Return the listing below verbatim. Pictures do not belong in the copy.

**Supplied material**

******************************

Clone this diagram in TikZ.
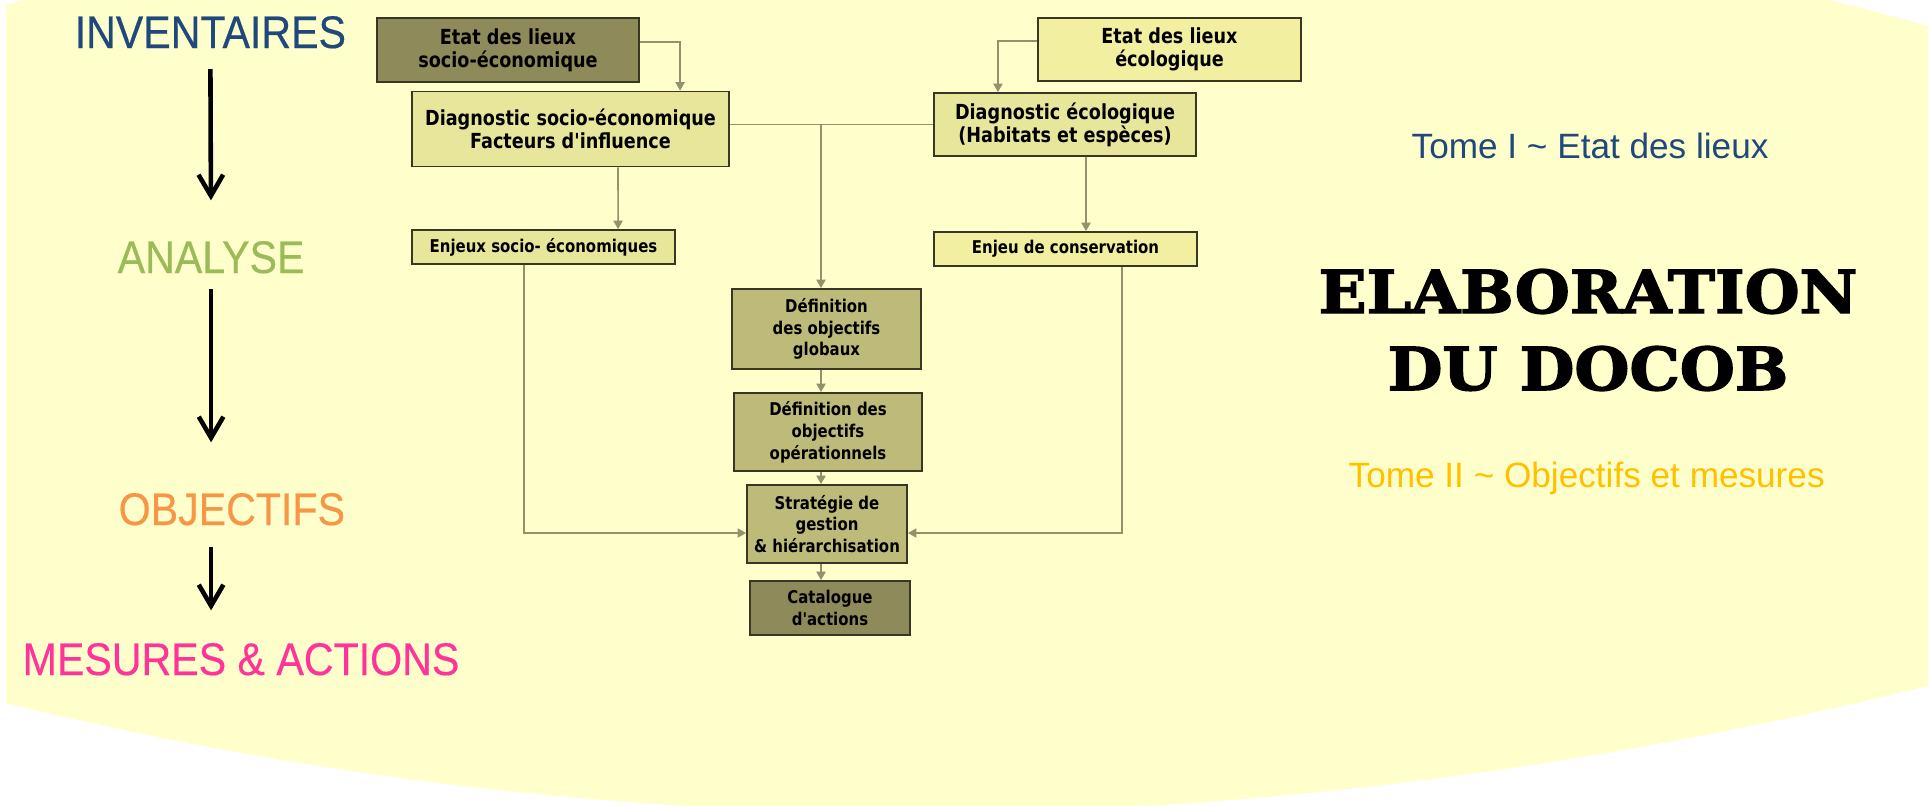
\documentclass[tikz,border=0pt]{standalone}
\usepackage{fontspec}
\setmainfont{Liberation Sans}
\newfontfamily\boxfont[FakeStretch=0.85]{DejaVu Sans}
\newfontfamily\stagefont[FakeStretch=0.9,FakeBold=0.4]{Liberation Sans}
\newfontfamily\titlefont[FakeStretch=1.07,FakeBold=2.5]{DejaVu Serif}
\usetikzlibrary{arrows.meta}
\definecolor{fond}{RGB}{255,255,204}
\definecolor{olivefonce}{RGB}{142,138,90}
\definecolor{olivemoyen}{RGB}{190,187,122}
\definecolor{jaunepale}{RGB}{232,230,154}
\definecolor{jauneclair}{RGB}{242,240,160}
\definecolor{trait}{RGB}{146,146,108}
\definecolor{bord}{RGB}{55,55,35}
\definecolor{bleutome}{RGB}{31,73,125}
\definecolor{vertana}{RGB}{155,187,89}
\definecolor{orangeobj}{RGB}{247,150,70}
\definecolor{rosemes}{RGB}{255,51,153}
\definecolor{ortome}{RGB}{255,192,0}

\begin{document}
\begin{tikzpicture}[x=0.01cm,y=-0.01cm,
  boite/.style={draw=bord,line width=0.5pt,inner sep=0pt,align=center,
    font=\boxfont\bfseries\fontsize{5}{6.2}\selectfont},
  grandtexte/.style={font=\boxfont\bfseries\fontsize{5.9}{6.6}\selectfont},
  flow/.style={draw=trait,line width=0.45pt},
  fleche/.style={flow,-{Triangle[length=2.4pt,width=2.6pt]}},
  etape/.style={inner sep=0pt,anchor=base west,font=\stagefont\fontsize{13}{15}\selectfont},
  tome/.style={inner sep=0pt,anchor=base west,font=\fontsize{10}{12}\selectfont},
  grossefleche/.style={line width=1.3pt,-{Straight Barb[length=6pt,width=7pt]}}]
\useasboundingbox (0,0) rectangle (1930,806);
\clip (0,0) rectangle (1930,806);
\fill[fond] (6,5) .. controls (646,-172) and (1288,-151) .. (1928,26) -- (1928,686)
  .. controls (1288,843) and (646,860) .. (6,703) -- cycle;

\node[etape,text=bleutome] (inv) at (74,48) {INVENTAIRES};
\node[etape,text=vertana] (ana) at (117,273) {ANALYSE};
\node[etape,text=orangeobj] (obj) at (118,525) {OBJECTIFS};
\node[etape,text=rosemes] (mes) at (22,675) {MESURES \& ACTIONS};
\draw[grossefleche,shorten <=0.2cm,shorten >=0.4cm] (inv.south) -- (ana.north);
\draw[grossefleche,shorten <=0.15cm,shorten >=0.5cm] (ana.south) -- (ana.south |- obj.north);
\draw[grossefleche,shorten <=0.21cm,shorten >=0.32cm] (obj.south -| ana.south) -- (ana.south |- mes.north);

\node[boite,grandtexte,fill=olivefonce,minimum width=2.62cm,minimum height=0.64cm] (etatsoc) at (508,50) {Etat des lieux\\socio-économique};
\node[boite,grandtexte,fill=jaunepale,minimum width=3.17cm,minimum height=0.75cm] (diagsoc) at (570.5,129) {Diagnostic socio-économique\\Facteurs d'influence};
\node[boite,grandtexte,fill=jauneclair,minimum width=2.63cm,minimum height=0.63cm] (etateco) at (1169.5,49.5) {Etat des lieux\\écologique};
\node[boite,grandtexte,fill=jaunepale,minimum width=2.62cm,minimum height=0.63cm] (diageco) at (1065,124.5) {Diagnostic écologique\\(Habitats et espèces)};
\node[boite,fill=jaunepale,minimum width=2.63cm,minimum height=0.34cm] (enjsoc) at (543.5,247) {Enjeux socio- économiques};
\node[boite,fill=jauneclair,minimum width=2.63cm,minimum height=0.34cm] (enjcons) at (1065.5,249) {Enjeu de conservation};
\node[boite,fill=olivemoyen,minimum width=1.89cm,minimum height=0.80cm] (globaux) at (826.5,329) {Définition\\des objectifs\\globaux};
\node[boite,fill=olivemoyen,minimum width=1.88cm,minimum height=0.78cm] (operat) at (828,432) {Définition des\\objectifs\\opérationnels};
\node[boite,fill=olivemoyen,minimum width=1.60cm,minimum height=0.78cm] (strat) at (827,524) {Stratégie de\\gestion\\\& hiérarchisation};
\node[boite,fill=olivefonce,minimum width=1.60cm,minimum height=0.54cm] (catal) at (830,608) {Catalogue\\d'actions};

\draw[fleche] ([yshift=0.08cm]etatsoc.east) -| ([xshift=1.095cm]diagsoc.north);
\draw[fleche] ([yshift=0.085cm]etateco.west) -| ([xshift=-0.67cm]diageco.north);
\draw[flow] (diagsoc.east |- diageco.west) -- (diageco.west);
\coordinate (axe) at (821,124.5);
\draw[fleche] (axe) -- (axe |- globaux.north);
\draw[fleche] ([xshift=0.475cm]diagsoc.south) -- ([xshift=0.745cm]enjsoc.north);
\draw[fleche] ([xshift=0.21cm]diageco.south) -- ([xshift=0.205cm]enjcons.north);
\draw[fleche] ([xshift=-0.195cm]enjsoc.south) |- ([yshift=-0.09cm]strat.west);
\draw[fleche] ([xshift=0.565cm]enjcons.south) |- ([yshift=-0.09cm]strat.east);
\draw[fleche] (globaux.south -| axe) -- (operat.north -| axe);
\draw[fleche] (operat.south -| axe) -- (strat.north -| axe);
\draw[fleche] (strat.south -| axe) -- (catal.north -| axe);

\node[tome,text=bleutome] (tomeun) at (1411,158) {Tome I \textasciitilde{} Etat des lieux};
\node[align=center,inner sep=0pt,font=\titlefont\bfseries\fontsize{16.8}{21.9}\selectfont] (titre) at (1588,330) {ELABORATION\\DU DOCOB};
\node[tome,text=ortome] (tomedeux) at (1348,487) {Tome II \textasciitilde{} Objectifs et mesures};
\end{tikzpicture}
\end{document}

******************************

**Result of this exercise**
Clone this diagram in TikZ.
\documentclass[tikz,border=0pt]{standalone}
\usepackage{fontspec}
\setmainfont{Liberation Sans}
\newfontfamily\boxfont[FakeStretch=0.85]{DejaVu Sans}
\newfontfamily\stagefont[FakeStretch=0.9,FakeBold=0.4]{Liberation Sans}
\newfontfamily\titlefont[FakeStretch=1.07,FakeBold=2.5]{DejaVu Serif}
\usetikzlibrary{arrows.meta}
\definecolor{fond}{RGB}{255,255,204}
\definecolor{olivefonce}{RGB}{142,138,90}
\definecolor{olivemoyen}{RGB}{190,187,122}
\definecolor{jaunepale}{RGB}{232,230,154}
\definecolor{jauneclair}{RGB}{242,240,160}
\definecolor{trait}{RGB}{146,146,108}
\definecolor{bord}{RGB}{55,55,35}
\definecolor{bleutome}{RGB}{31,73,125}
\definecolor{vertana}{RGB}{155,187,89}
\definecolor{orangeobj}{RGB}{247,150,70}
\definecolor{rosemes}{RGB}{255,51,153}
\definecolor{ortome}{RGB}{255,192,0}

\begin{document}
\begin{tikzpicture}[x=0.01cm,y=-0.01cm,
  boite/.style={draw=bord,line width=0.5pt,inner sep=0pt,align=center,
    font=\boxfont\bfseries\fontsize{5}{6.2}\selectfont},
  grandtexte/.style={font=\boxfont\bfseries\fontsize{5.9}{6.6}\selectfont},
  flow/.style={draw=trait,line width=0.45pt},
  fleche/.style={flow,-{Triangle[length=2.4pt,width=2.6pt]}},
  etape/.style={inner sep=0pt,anchor=base west,font=\stagefont\fontsize{13}{15}\selectfont},
  tome/.style={inner sep=0pt,anchor=base west,font=\fontsize{10}{12}\selectfont},
  grossefleche/.style={line width=1.3pt,-{Straight Barb[length=6pt,width=7pt]}}]
\useasboundingbox (0,0) rectangle (1930,806);
\clip (0,0) rectangle (1930,806);
\fill[fond] (6,5) .. controls (646,-172) and (1288,-151) .. (1928,26) -- (1928,686)
  .. controls (1288,843) and (646,860) .. (6,703) -- cycle;

\node[etape,text=bleutome] (inv) at (74,48) {INVENTAIRES};
\node[etape,text=vertana] (ana) at (117,273) {ANALYSE};
\node[etape,text=orangeobj] (obj) at (118,525) {OBJECTIFS};
\node[etape,text=rosemes] (mes) at (22,675) {MESURES \& ACTIONS};
\draw[grossefleche,shorten <=0.2cm,shorten >=0.4cm] (inv.south) -- (ana.north);
\draw[grossefleche,shorten <=0.15cm,shorten >=0.5cm] (ana.south) -- (ana.south |- obj.north);
\draw[grossefleche,shorten <=0.21cm,shorten >=0.32cm] (obj.south -| ana.south) -- (ana.south |- mes.north);

\node[boite,grandtexte,fill=olivefonce,minimum width=2.62cm,minimum height=0.64cm] (etatsoc) at (508,50) {Etat des lieux\\socio-économique};
\node[boite,grandtexte,fill=jaunepale,minimum width=3.17cm,minimum height=0.75cm] (diagsoc) at (570.5,129) {Diagnostic socio-économique\\Facteurs d'influence};
\node[boite,grandtexte,fill=jauneclair,minimum width=2.63cm,minimum height=0.63cm] (etateco) at (1169.5,49.5) {Etat des lieux\\écologique};
\node[boite,grandtexte,fill=jaunepale,minimum width=2.62cm,minimum height=0.63cm] (diageco) at (1065,124.5) {Diagnostic écologique\\(Habitats et espèces)};
\node[boite,fill=jaunepale,minimum width=2.63cm,minimum height=0.34cm] (enjsoc) at (543.5,247) {Enjeux socio- économiques};
\node[boite,fill=jauneclair,minimum width=2.63cm,minimum height=0.34cm] (enjcons) at (1065.5,249) {Enjeu de conservation};
\node[boite,fill=olivemoyen,minimum width=1.89cm,minimum height=0.80cm] (globaux) at (826.5,329) {Définition\\des objectifs\\globaux};
\node[boite,fill=olivemoyen,minimum width=1.88cm,minimum height=0.78cm] (operat) at (828,432) {Définition des\\objectifs\\opérationnels};
\node[boite,fill=olivemoyen,minimum width=1.60cm,minimum height=0.78cm] (strat) at (827,524) {Stratégie de\\gestion\\\& hiérarchisation};
\node[boite,fill=olivefonce,minimum width=1.60cm,minimum height=0.54cm] (catal) at (830,608) {Catalogue\\d'actions};

\draw[fleche] ([yshift=0.08cm]etatsoc.east) -| ([xshift=1.095cm]diagsoc.north);
\draw[fleche] ([yshift=0.085cm]etateco.west) -| ([xshift=-0.67cm]diageco.north);
\draw[flow] (diagsoc.east |- diageco.west) -- (diageco.west);
\coordinate (axe) at (821,124.5);
\draw[fleche] (axe) -- (axe |- globaux.north);
\draw[fleche] ([xshift=0.475cm]diagsoc.south) -- ([xshift=0.745cm]enjsoc.north);
\draw[fleche] ([xshift=0.21cm]diageco.south) -- ([xshift=0.205cm]enjcons.north);
\draw[fleche] ([xshift=-0.195cm]enjsoc.south) |- ([yshift=-0.09cm]strat.west);
\draw[fleche] ([xshift=0.565cm]enjcons.south) |- ([yshift=-0.09cm]strat.east);
\draw[fleche] (globaux.south -| axe) -- (operat.north -| axe);
\draw[fleche] (operat.south -| axe) -- (strat.north -| axe);
\draw[fleche] (strat.south -| axe) -- (catal.north -| axe);

\node[tome,text=bleutome] (tomeun) at (1411,158) {Tome I \textasciitilde{} Etat des lieux};
\node[align=center,inner sep=0pt,font=\titlefont\bfseries\fontsize{16.8}{21.9}\selectfont] (titre) at (1588,330) {ELABORATION\\DU DOCOB};
\node[tome,text=ortome] (tomedeux) at (1348,487) {Tome II \textasciitilde{} Objectifs et mesures};
\end{tikzpicture}
\end{document}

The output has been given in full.